Bekir AYAZ – Kısa adı TMOK olan Türkiye Millî Olimpiyat Komitesi 1908 yılında Selim Sırrı Tarcan önderliğinde Osmanlı Millî Olimpiyat Cemiyeti adıyla kurulmuş olup İlk olarak Olimpiyat Komite başkanı Ahmet İhsan Tokgöz getirilmiştir.
1924 yılında Bakanlar Kurulu kararı ile Türkiye Millî Olimpiyat Cemiyeti kamu yararlı bir kuruluş olarak kabul edilmesiyle birlikte 12’si seçim 11’i atama ve 1 tanesi vekâleten olmak üzere toplam 26 başkan görev yapmıştır.
Türkiye Millî Olimpiyat Komitesi Genel Sekreterliği 8’i seçimle 4 ‘ü atamayla olmak üzere toplam 12 Genel sekreter görevini yürütmüş ve mevcut Genel sekreter 2003 yılından itibaren 23 yıl aralıksız bu görevi yürütmektedir.
Uluslararası Olimpiyat Komitesi (İOC ) Türkiye’yi 7 kişi temsil etmiş ve son temsilci 2008 yılından beri bu görevi sürdürmektedir.

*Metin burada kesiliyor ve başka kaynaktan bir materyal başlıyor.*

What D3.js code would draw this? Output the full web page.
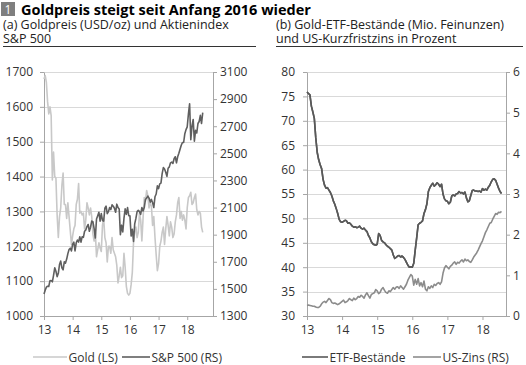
<!DOCTYPE html>
<html>
<head>
  <meta charset="utf-8">
  <title>Goldpreis</title>
  <style>
    body { margin: 0; background: #fff; }
    svg text { font-family: "Open Sans", "Noto Sans", sans-serif; fill: #333; }
  </style>
</head>
<body>
  <svg id="svg" width="526" height="365"></svg>
  <script src="https://d3js.org/d3.v7.min.js"></script>
  <script>
    // half-monthly observations, Jan 2013 to mid-Jul 2018
    let goldValues = [
      1680, 1690, 1670, 1615, 1580, 1600, 1575, 1390, 1470, 1400, 1395, 1290, 1225, 1285, 1310, 1375, 1410, 1320, 1320, 1280, 1325, 1285, 1245, 1205,
      1230, 1250, 1260, 1320, 1335, 1380, 1295, 1300, 1290, 1295, 1250, 1275, 1325, 1310, 1290, 1310, 1285, 1235, 1215, 1240, 1170, 1190, 1210, 1195,
      1185, 1260, 1280, 1225, 1210, 1155, 1200, 1200, 1180, 1225, 1190, 1180, 1170, 1145, 1095, 1115, 1140, 1110, 1115, 1180, 1140, 1085, 1065, 1060,
      1065, 1090, 1125, 1210, 1240, 1255, 1225, 1240, 1295, 1275, 1215, 1280, 1340, 1330, 1360, 1345, 1310, 1325, 1315, 1260, 1285, 1225, 1175, 1130,
      1150, 1200, 1215, 1240, 1255, 1205, 1250, 1285, 1260, 1230, 1270, 1255, 1225, 1235, 1270, 1290, 1325, 1340, 1280, 1300, 1275, 1290, 1275, 1250,
      1310, 1340, 1345, 1355, 1320, 1325, 1340, 1350, 1305, 1290, 1300, 1295, 1255, 1240
    ];
    let spxValues = [
      1462, 1490, 1513, 1520, 1518, 1560, 1562, 1552, 1600, 1655, 1630, 1590, 1615, 1680, 1705, 1655, 1640, 1700, 1690, 1720, 1760, 1790, 1800, 1780,
      1830, 1845, 1780, 1840, 1860, 1845, 1885, 1845, 1885, 1880, 1925, 1935, 1960, 1975, 1925, 1955, 2000, 1995, 1945, 1875, 2015, 2040, 2065, 2000,
      2055, 2005, 2000, 2095, 2110, 2055, 2070, 2100, 2085, 2120, 2110, 2095, 2065, 2125, 2100, 2090, 1900, 1970, 1920, 2020, 2090, 2050, 2100, 2040,
      2040, 1890, 1940, 1850, 1980, 2020, 2070, 2080, 2070, 2050, 2100, 2075, 2100, 2160, 2170, 2185, 2170, 2140, 2160, 2135, 2100, 2180, 2200, 2260,
      2240, 2275, 2280, 2350, 2395, 2385, 2360, 2330, 2390, 2400, 2430, 2435, 2425, 2460, 2475, 2430, 2475, 2500, 2530, 2560, 2580, 2580, 2645, 2675,
      2695, 2790, 2865, 2600, 2700, 2750, 2590, 2670, 2650, 2720, 2735, 2780, 2720, 2800
    ];
    let etfValues = [
      75.9, 75.6, 75.3, 73.0, 71.8, 70.5, 66.5, 63.5, 62.0, 61.0, 60.2, 58.0, 56.8, 56.2, 56.3, 55.8, 55.3, 54.6, 53.6, 52.9, 52.0, 51.0, 49.8, 49.3,
      49.2, 49.4, 49.6, 49.5, 49.0, 49.1, 48.8, 48.4, 48.2, 48.3, 48.1, 48.2, 48.4, 48.0, 47.8, 48.0, 47.6, 47.3, 46.5, 46.0, 45.2, 44.8, 44.6, 44.5,
      44.7, 46.9, 46.5, 45.5, 45.2, 45.0, 44.6, 44.3, 44.1, 43.8, 43.5, 42.5, 41.8, 42.0, 42.3, 42.4, 42.1, 42.3, 42.0, 41.6, 41.0, 40.4, 40.0, 40.1,
      40.0, 40.8, 43.5, 46.0, 48.7, 49.0, 49.2, 49.5, 51.0, 51.8, 53.0, 55.5, 56.3, 56.8, 57.2, 56.6, 56.9, 57.3, 57.0, 56.5, 57.0, 55.0, 54.0, 53.6,
      53.5, 53.0, 53.3, 54.6, 54.8, 54.6, 55.0, 55.1, 55.5, 55.2, 55.3, 55.0, 55.4, 54.2, 53.4, 53.6, 54.7, 55.7, 55.8, 55.6, 55.6, 55.5, 55.6, 55.4,
      56.1, 55.8, 56.0, 55.8, 56.4, 56.8, 57.5, 58.0, 58.1, 57.8, 57.0, 56.2, 55.5, 55.1
    ];
    let usRateValues = [
      0.26, 0.27, 0.26, 0.25, 0.24, 0.24, 0.22, 0.21, 0.21, 0.24, 0.30, 0.34, 0.36, 0.33, 0.38, 0.43, 0.40, 0.33, 0.31, 0.32, 0.30, 0.28, 0.30, 0.33,
      0.36, 0.39, 0.33, 0.35, 0.38, 0.43, 0.40, 0.38, 0.44, 0.40, 0.43, 0.48, 0.46, 0.51, 0.48, 0.44, 0.52, 0.57, 0.50, 0.44, 0.53, 0.55, 0.57, 0.65,
      0.62, 0.55, 0.58, 0.66, 0.70, 0.63, 0.58, 0.56, 0.62, 0.60, 0.65, 0.70, 0.66, 0.71, 0.72, 0.68, 0.74, 0.70, 0.66, 0.72, 0.78, 0.88, 0.95, 1.02,
      0.98, 0.76, 0.90, 0.78, 0.92, 0.74, 0.82, 0.72, 0.86, 0.66, 0.62, 0.72, 0.68, 0.74, 0.70, 0.78, 0.75, 0.80, 0.82, 0.78, 0.84, 1.05, 1.18, 1.24,
      1.20, 1.16, 1.22, 1.25, 1.30, 1.33, 1.27, 1.32, 1.30, 1.35, 1.38, 1.33, 1.40, 1.36, 1.38, 1.34, 1.32, 1.38, 1.45, 1.50, 1.55, 1.62, 1.70, 1.78,
      1.85, 1.95, 2.05, 2.12, 2.20, 2.28, 2.30, 2.38, 2.45, 2.52, 2.50, 2.55, 2.54, 2.57
    ];

    let yearTicks = [2013, 2014, 2015, 2016, 2017, 2018];
    let goldTicks = [1000, 1100, 1200, 1300, 1400, 1500, 1600, 1700];
    let spxTicks = [1300, 1500, 1700, 1900, 2100, 2300, 2500, 2700, 2900, 3100];
    let etfTicks = [30, 35, 40, 45, 50, 55, 60, 65, 70, 75, 80];
    let rateTicks = [0, 1, 2, 3, 4, 5, 6];

    // observation dates as decimal years (1st and 16th of each month)
    let dates = [];
    for (let y = 2013; y <= 2018; y++) {
      for (let m = 0; m < 12; m++) {
        dates.push(y + m / 12, y + (m + 0.5) / 12);
      }
    }
    dates = dates.slice(0, goldValues.length);

    let svg = d3.select("#svg");
    let plotTop = 72, plotBottom = 316;

    // title
    svg.append("rect").attr("x", 1).attr("y", 2).attr("width", 14).attr("height", 14).attr("fill", "#7f7f7f");
    svg.append("text").attr("x", 8).attr("y", 13.5).attr("text-anchor", "middle")
      .style("fill", "#fff").style("font-size", "12px").text("1");
    svg.append("text").attr("x", 21).attr("y", 15)
      .style("font-size", "14.5px").style("font-weight", "bold").style("fill", "#000")
      .text("Goldpreis steigt seit Anfang 2016 wieder");

    function subtitle(x, lines, x2) {
      lines.forEach((t, i) => {
        svg.append("text").attr("x", x).attr("y", 28.5 + i * 14.5)
          .style("font-size", "12.5px").style("fill", "#222").text(t);
      });
      svg.append("line").attr("x1", x).attr("x2", x2).attr("y1", 46.5).attr("y2", 46.5)
        .attr("stroke", "#333").attr("stroke-width", 1);
    }
    subtitle(3, ["(a) Goldpreis (USD/oz) und Aktienindex", "S&P 500"], 256);
    subtitle(276, ["(b) Gold-ETF-Bestände (Mio. Feinunzen)", "und US-Kurzfristzins in Prozent"], 523);

    function styleAxis(g) {
      g.selectAll("path").attr("stroke", "#a6a6a6");
      g.selectAll("line").attr("stroke", "#a6a6a6");
      g.selectAll("text").style("font-size", "12px").style("font-family", "\"Open Sans\", sans-serif").style("fill", "#333");
    }

    function panel(opts) {
      let x = d3.scaleLinear().domain(opts.xDomain).range([opts.left, opts.right]);
      let yL = d3.scaleLinear().domain(opts.yLDomain).range([plotBottom, plotTop]);
      let yR = d3.scaleLinear().domain(opts.yRDomain).range([plotBottom, plotTop]);

      svg.append("g").selectAll("line").data(opts.yLTicks.slice(1)).join("line")
        .attr("x1", opts.left).attr("x2", opts.right)
        .attr("y1", d => Math.round(yL(d)) + 0.5).attr("y2", d => Math.round(yL(d)) + 0.5)
        .attr("stroke", "#d9d9d9");

      let gL = svg.append("g").attr("transform", `translate(${opts.left},0)`)
        .call(d3.axisLeft(yL).tickValues(opts.yLTicks).tickFormat(d3.format("d")).tickSize(4).tickSizeOuter(0).tickPadding(opts.padL));
      styleAxis(gL);
      let gR = svg.append("g").attr("transform", `translate(${opts.right},0)`)
        .call(d3.axisRight(yR).tickValues(opts.yRTicks).tickFormat(d3.format("d")).tickSize(4).tickSizeOuter(0).tickPadding(opts.padR));
      styleAxis(gR);
      let gX = svg.append("g").attr("transform", `translate(0,${plotBottom})`)
        .call(d3.axisBottom(x).tickValues(yearTicks).tickFormat(d => String(d).slice(2)).tickSize(4).tickSizeOuter(0).tickPadding(5));
      styleAxis(gX);

      let lineL = d3.line().x((d, i) => x(dates[i])).y(d => yL(d));
      let lineR = d3.line().x((d, i) => x(dates[i])).y(d => yR(d));

      svg.append("path").datum(opts.seriesL).attr("d", lineL)
        .attr("fill", "none").attr("stroke", opts.colorL).attr("stroke-width", 1.6).attr("stroke-linejoin", "round");
      svg.append("path").datum(opts.seriesR).attr("d", lineR)
        .attr("fill", "none").attr("stroke", opts.colorR).attr("stroke-width", 1.6).attr("stroke-linejoin", "round");
      if (opts.redrawL) {
        svg.append("path").datum(opts.seriesL).attr("d", lineL)
          .attr("fill", "none").attr("stroke", opts.colorL).attr("stroke-width", 1.6).attr("stroke-linejoin", "round");
      }

      // legend
      let ly = 357;
      opts.legend.forEach(item => {
        svg.append("line").attr("x1", item.x1).attr("x2", item.x2).attr("y1", ly).attr("y2", ly)
          .attr("stroke", item.color).attr("stroke-width", 1.6);
        svg.append("text").attr("x", item.x2 + 1.5).attr("y", ly + 4.5)
          .style("font-size", "12px").text(item.label);
      });
    }

    panel({
      left: 44, right: 213, xDomain: [2013, 2018.9],
      yLDomain: [1000, 1700], yRDomain: [1300, 3100],
      yLTicks: goldTicks, yRTicks: spxTicks, padL: 7, padR: 3,
      seriesL: goldValues, seriesR: spxValues,
      colorL: "#c8c8c8", colorR: "#5f5f5f",
      legend: [
        { x1: 33, x2: 67, color: "#c8c8c8", label: "Gold (LS)" },
        { x1: 122, x2: 150, color: "#5f5f5f", label: "S&P 500 (RS)" }
      ]
    });

    panel({
      left: 307, right: 506, xDomain: [2013, 2018.67],
      yLDomain: [30, 80], yRDomain: [0, 6],
      yLTicks: etfTicks, yRTicks: rateTicks, padL: 8, padR: 3,
      seriesL: etfValues, seriesR: usRateValues,
      colorL: "#595959", colorR: "#8c8c8c", redrawL: true,
      legend: [
        { x1: 302, x2: 328, color: "#595959", label: "ETF-Bestände" },
        { x1: 413, x2: 441, color: "#8c8c8c", label: "US-Zins (RS)" }
      ]
    });
  </script>
</body>
</html>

Günümüzde her şey hibrit bir modele dönüşürken spor kültürü gelişmemiş ülkemizde Olimpiyat Milli Futbol takımız 1924 yılında düzenlenen Paris, 1928 yılında düzenlenen Amsterdam, 1936 yılında düzenlenen Berlin, 1948 yılında düzenlenen Londra ve 1960 yılında düzenlenen Roma Olimpiyatlarına katılmıştır. 1960 yılından itibaren düzenlenen toplam 14 Olimpiyat oyunlarına katılma başarısını ne yazık ki gösterememiştir.2024 yılında Paris’te düzenlenecek Olimpiyatlara katılıp katılmayacağız konusunda kararı siz değerli okuyuculara bırakmak istiyorum.
Olimpik Sporcu ve seyirci kültürüne sahip olmayan Türkiye her seferinde Olimpiyat oyunlarına aday olarak adını uluslararası arenada lanse etmekte olduğunu görmekteyiz. Spora bakış açımız her zaman olduğu gibi başarısız olsun ama benim adamım olsun mantığı. Bu mantık maalesef artık sorgulanabilir bir vaziyet hali almıştır.
Efendiler!
Dünya çapında sporda başarılı olmuş ülkelerin eğitim ve spor politikasına göz gezdirdiğimizde; sporun bir devlet politikası olduğu, eğitimin en alt kademesinden en tepe kademesine kadar yer aldığını görmekteyiz.
Bu nedenle, taban seviyesindeki organizasyonel değişim, daha yüksek eğitim seviyeleri için büyük önem taşır ve derinlemesine çalışmayı, ticarileştirme süreci, düşük yatırım ve hızlı geri dönüşlü ekonomik yatırımlar için spor veya disiplinlere ağır basan okul öncesi eğitim kademesinden başlayarak sporun tabana kadar indirgenmesi gerekmektedir.
Türk sporunun dikkate değer gelişimi sağlamak, bu başarılı spor politikasının arkasındaki kurumları ve sürücüleri tanımlama ve anlama konusunda spor kültürü yayılmacı bir politikayla tabana kadar indirgenmelidir. Devletin bir Spor Politikasının olması gerekmektedir.
Uluslararası arenada Türkiye’nin imajına prestij kazandırmak ve müsabakalarda başarı elde edilmek isteniyorsa performansa dayalı başarıya endeksli Zafer planı hazırlanmalıdır.
Başarıya giden yolda koltuk uğruna biat kültürünü benimseyen, sporun S sinden anlamayan hantal ve üretemeyenler beyinler yerine, sporun içinden gelen, spor kültürünü almış, disiplinler arası konuya vakıf, vücut anatomisini bilen, teknik, taktik ve kondiksiyon konularına hâkim, Uluslararası deneyimi olan idareciler seçilmelidir.